- DATASET EXCERPTS -
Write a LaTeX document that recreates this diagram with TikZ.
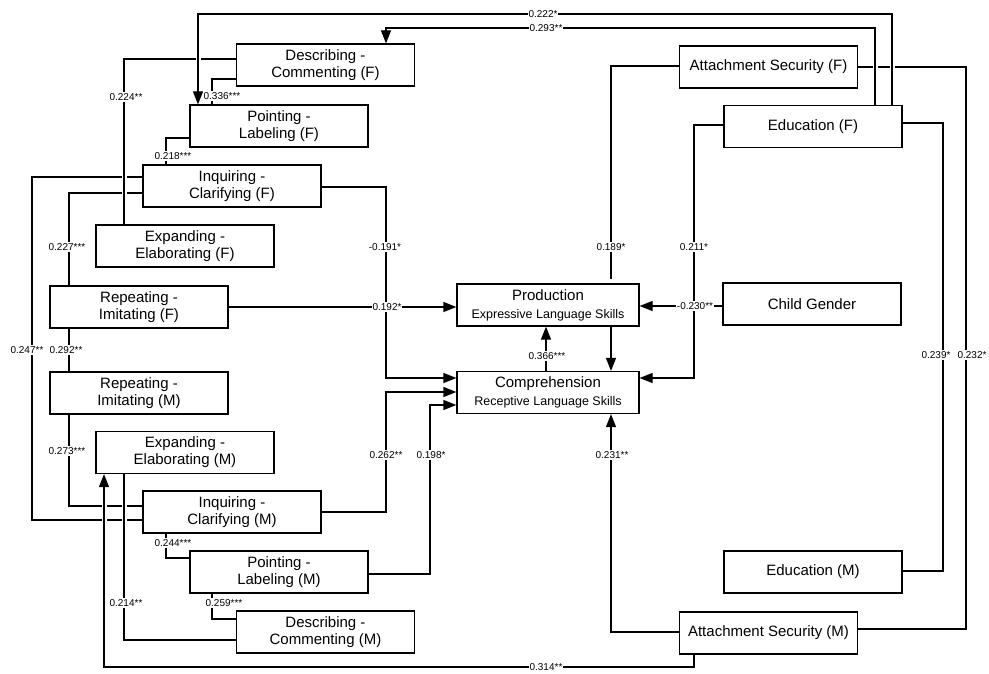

* * *

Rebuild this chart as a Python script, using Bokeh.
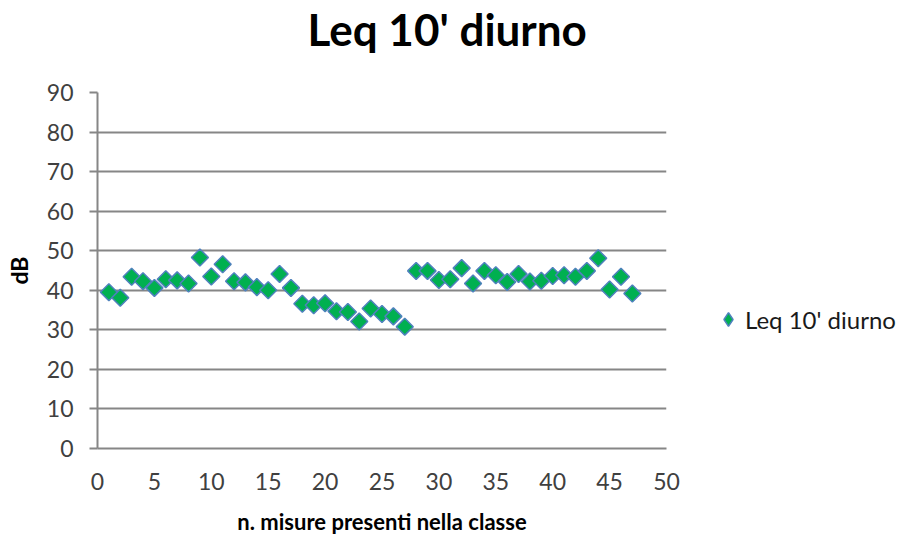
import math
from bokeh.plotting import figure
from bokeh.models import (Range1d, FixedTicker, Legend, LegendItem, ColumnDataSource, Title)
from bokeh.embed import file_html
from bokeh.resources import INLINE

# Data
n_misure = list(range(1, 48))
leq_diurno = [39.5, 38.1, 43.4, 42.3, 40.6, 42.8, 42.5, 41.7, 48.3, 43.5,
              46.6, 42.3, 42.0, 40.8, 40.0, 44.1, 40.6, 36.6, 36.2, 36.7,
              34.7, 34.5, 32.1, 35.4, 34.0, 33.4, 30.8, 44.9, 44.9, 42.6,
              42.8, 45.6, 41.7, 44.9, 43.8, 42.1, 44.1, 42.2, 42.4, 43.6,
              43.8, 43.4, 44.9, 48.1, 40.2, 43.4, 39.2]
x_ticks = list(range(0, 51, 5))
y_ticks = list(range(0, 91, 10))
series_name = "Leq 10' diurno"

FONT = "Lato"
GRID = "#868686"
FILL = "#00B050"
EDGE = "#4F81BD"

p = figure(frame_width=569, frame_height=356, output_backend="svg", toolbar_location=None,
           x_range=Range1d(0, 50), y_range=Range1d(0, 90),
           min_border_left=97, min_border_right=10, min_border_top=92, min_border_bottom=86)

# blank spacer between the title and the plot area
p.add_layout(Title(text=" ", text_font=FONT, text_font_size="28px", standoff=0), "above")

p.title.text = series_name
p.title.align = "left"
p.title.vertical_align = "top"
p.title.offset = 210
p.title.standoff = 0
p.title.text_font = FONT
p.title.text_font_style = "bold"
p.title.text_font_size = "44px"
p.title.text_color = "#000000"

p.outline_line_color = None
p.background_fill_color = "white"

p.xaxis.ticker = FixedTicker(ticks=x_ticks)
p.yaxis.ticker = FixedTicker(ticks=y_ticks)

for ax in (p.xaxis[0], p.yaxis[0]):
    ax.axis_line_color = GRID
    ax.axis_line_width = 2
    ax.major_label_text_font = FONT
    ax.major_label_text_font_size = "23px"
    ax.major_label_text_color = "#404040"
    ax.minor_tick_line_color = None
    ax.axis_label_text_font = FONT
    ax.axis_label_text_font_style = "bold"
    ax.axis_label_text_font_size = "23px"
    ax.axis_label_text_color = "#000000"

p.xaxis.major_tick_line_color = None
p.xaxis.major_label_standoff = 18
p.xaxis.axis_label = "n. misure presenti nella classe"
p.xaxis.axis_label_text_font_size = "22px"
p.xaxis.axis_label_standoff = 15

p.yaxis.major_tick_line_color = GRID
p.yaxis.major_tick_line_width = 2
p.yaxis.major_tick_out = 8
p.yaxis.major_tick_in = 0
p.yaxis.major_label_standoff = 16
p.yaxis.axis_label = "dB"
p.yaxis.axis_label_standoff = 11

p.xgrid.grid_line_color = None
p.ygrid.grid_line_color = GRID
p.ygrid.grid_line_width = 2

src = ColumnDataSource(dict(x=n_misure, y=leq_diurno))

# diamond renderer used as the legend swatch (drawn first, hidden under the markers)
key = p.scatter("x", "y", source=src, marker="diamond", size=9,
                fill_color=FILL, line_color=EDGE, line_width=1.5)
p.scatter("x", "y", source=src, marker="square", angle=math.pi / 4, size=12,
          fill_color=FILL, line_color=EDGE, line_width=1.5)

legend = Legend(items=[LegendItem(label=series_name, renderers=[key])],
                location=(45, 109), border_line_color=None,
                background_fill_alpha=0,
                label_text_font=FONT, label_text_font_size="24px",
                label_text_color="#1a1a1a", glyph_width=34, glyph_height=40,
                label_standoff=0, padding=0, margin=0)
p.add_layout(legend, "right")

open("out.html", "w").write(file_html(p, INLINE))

- EXERCISE REQUIREMENTS -
Take the lines from the one holding "Rebuild this chart" to the one holding "from bokeh.resources import INLINE", both lines included, and give them again exactly, with no pictures.

- SOLUTION FOR THIS EXERCISE -
Rebuild this chart as a Python script, using Bokeh.
import math
from bokeh.plotting import figure
from bokeh.models import (Range1d, FixedTicker, Legend, LegendItem, ColumnDataSource, Title)
from bokeh.embed import file_html
from bokeh.resources import INLINE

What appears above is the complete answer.